PROBLEM REQUIREMENTS: All lines holding the string "this" are to be shown.

Stored data entries:
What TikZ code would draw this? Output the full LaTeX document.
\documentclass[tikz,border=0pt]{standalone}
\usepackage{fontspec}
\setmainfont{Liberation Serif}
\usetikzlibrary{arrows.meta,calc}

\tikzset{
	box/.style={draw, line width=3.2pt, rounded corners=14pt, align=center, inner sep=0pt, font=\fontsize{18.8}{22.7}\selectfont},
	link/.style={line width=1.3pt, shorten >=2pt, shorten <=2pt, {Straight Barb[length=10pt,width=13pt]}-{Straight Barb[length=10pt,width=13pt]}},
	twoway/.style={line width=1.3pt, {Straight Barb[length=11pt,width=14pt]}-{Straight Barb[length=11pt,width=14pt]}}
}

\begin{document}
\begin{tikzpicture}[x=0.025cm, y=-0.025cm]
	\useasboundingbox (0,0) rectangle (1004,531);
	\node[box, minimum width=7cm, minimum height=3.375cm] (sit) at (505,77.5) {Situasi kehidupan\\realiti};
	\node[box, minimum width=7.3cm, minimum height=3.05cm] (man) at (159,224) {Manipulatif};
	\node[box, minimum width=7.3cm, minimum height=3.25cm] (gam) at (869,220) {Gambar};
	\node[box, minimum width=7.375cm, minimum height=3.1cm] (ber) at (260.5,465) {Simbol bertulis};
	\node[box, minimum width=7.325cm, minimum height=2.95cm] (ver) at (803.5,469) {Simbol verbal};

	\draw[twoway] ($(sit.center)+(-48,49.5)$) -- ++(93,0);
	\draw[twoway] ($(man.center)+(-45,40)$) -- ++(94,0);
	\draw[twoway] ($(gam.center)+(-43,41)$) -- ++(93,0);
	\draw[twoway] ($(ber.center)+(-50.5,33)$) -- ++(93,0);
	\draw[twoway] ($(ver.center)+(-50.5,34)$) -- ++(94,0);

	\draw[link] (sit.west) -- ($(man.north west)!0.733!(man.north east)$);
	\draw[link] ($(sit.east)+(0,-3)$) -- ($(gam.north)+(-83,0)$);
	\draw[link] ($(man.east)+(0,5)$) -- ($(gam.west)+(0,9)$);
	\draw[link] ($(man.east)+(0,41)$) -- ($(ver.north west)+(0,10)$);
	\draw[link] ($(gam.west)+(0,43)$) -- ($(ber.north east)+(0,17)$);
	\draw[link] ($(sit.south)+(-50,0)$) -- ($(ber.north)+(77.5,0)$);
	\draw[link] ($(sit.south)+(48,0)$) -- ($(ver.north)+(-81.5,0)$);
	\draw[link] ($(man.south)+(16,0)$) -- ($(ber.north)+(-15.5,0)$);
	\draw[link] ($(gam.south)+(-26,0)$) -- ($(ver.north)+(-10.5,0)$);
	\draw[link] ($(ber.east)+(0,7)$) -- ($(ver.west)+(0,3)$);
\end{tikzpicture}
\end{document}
==
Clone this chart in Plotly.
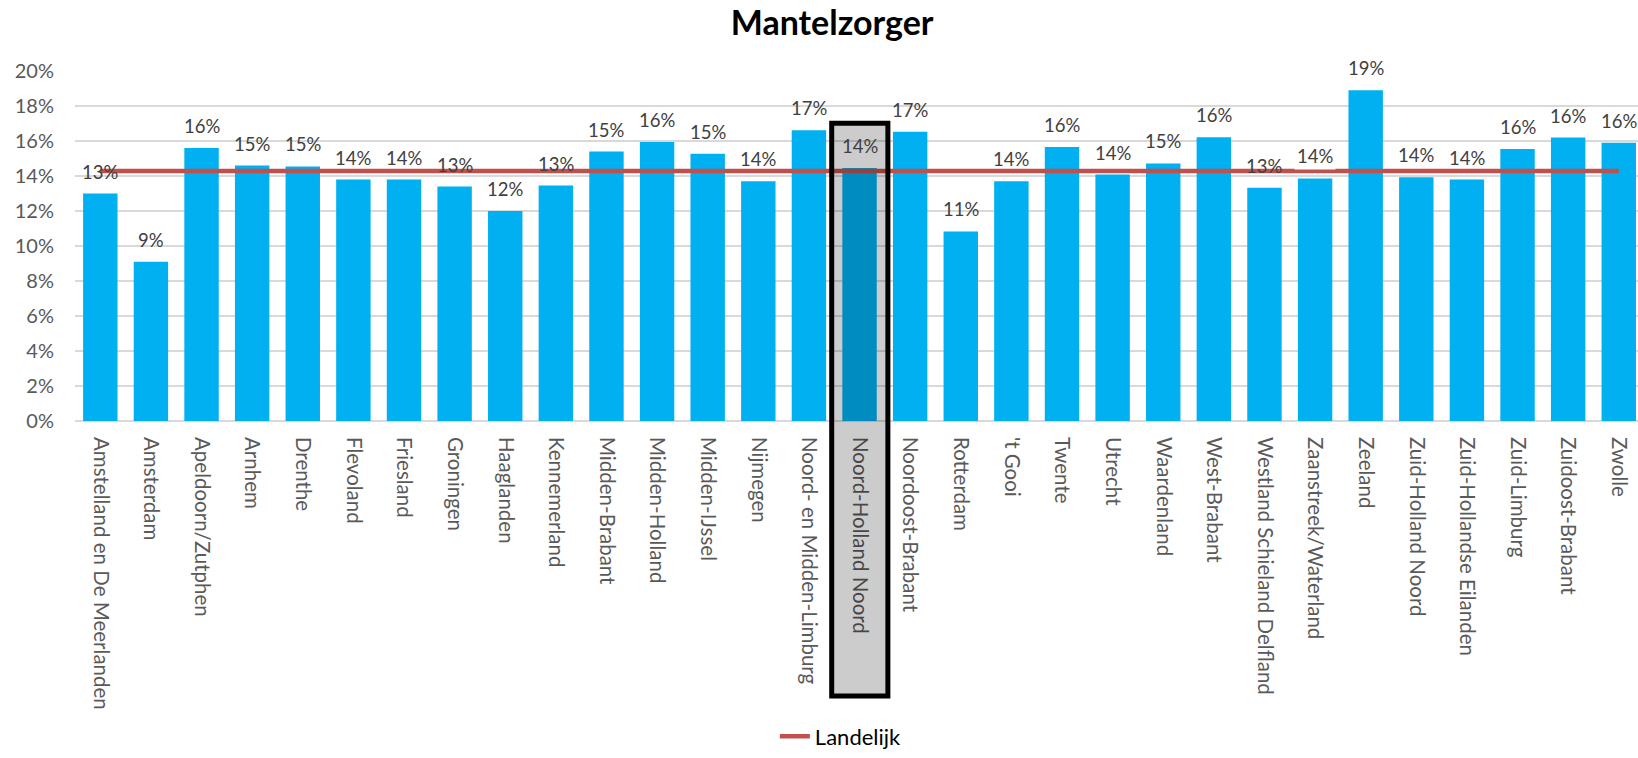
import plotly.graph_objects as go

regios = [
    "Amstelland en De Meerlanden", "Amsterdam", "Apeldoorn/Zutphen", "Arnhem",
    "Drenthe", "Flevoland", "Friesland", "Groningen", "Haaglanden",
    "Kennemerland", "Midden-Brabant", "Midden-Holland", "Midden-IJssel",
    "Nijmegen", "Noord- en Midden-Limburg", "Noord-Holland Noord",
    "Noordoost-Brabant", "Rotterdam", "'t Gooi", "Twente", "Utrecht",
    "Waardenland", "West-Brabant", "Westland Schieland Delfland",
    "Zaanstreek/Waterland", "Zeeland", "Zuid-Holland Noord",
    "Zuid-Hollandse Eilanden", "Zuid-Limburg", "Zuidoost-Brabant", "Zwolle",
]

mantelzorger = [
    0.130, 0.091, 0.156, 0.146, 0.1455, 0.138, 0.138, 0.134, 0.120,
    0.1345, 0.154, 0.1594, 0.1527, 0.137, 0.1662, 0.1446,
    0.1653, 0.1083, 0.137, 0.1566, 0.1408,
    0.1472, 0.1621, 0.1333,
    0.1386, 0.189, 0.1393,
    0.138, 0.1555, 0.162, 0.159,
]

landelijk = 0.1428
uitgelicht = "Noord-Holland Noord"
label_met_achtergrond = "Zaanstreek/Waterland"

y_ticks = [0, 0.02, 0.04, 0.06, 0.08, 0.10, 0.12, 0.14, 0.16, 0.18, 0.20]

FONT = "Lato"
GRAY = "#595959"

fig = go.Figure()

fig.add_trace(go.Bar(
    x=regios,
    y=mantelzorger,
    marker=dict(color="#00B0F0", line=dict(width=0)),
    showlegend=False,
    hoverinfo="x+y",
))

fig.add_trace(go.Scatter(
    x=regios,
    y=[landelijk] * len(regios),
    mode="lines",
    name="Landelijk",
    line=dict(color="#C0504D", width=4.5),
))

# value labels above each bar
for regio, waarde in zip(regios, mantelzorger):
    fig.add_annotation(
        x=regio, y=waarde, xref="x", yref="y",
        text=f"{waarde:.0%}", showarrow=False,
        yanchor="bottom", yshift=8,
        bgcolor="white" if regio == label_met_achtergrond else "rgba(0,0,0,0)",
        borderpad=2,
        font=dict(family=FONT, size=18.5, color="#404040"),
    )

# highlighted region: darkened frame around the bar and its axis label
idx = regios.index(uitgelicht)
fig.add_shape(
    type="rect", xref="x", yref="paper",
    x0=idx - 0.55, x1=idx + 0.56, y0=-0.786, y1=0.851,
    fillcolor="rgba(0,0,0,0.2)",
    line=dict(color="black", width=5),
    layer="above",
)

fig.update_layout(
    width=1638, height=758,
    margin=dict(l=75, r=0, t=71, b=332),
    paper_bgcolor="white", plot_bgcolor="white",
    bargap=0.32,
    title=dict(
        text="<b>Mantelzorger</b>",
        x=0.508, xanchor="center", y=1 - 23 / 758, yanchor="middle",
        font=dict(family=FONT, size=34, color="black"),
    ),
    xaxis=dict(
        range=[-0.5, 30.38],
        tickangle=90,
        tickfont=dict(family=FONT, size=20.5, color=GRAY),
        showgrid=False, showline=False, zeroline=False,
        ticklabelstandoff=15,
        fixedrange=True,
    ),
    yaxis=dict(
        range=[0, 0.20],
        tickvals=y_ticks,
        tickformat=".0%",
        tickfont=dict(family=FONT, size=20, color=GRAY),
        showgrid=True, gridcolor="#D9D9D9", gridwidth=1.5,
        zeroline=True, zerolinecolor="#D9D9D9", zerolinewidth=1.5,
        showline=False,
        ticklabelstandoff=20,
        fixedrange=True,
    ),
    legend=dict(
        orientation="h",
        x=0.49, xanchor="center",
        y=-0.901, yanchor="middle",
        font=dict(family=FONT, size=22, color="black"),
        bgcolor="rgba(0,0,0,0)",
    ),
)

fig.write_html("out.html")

THE COMPLETED TASK:
What TikZ code would draw this? Output the full LaTeX document.
Clone this chart in Plotly.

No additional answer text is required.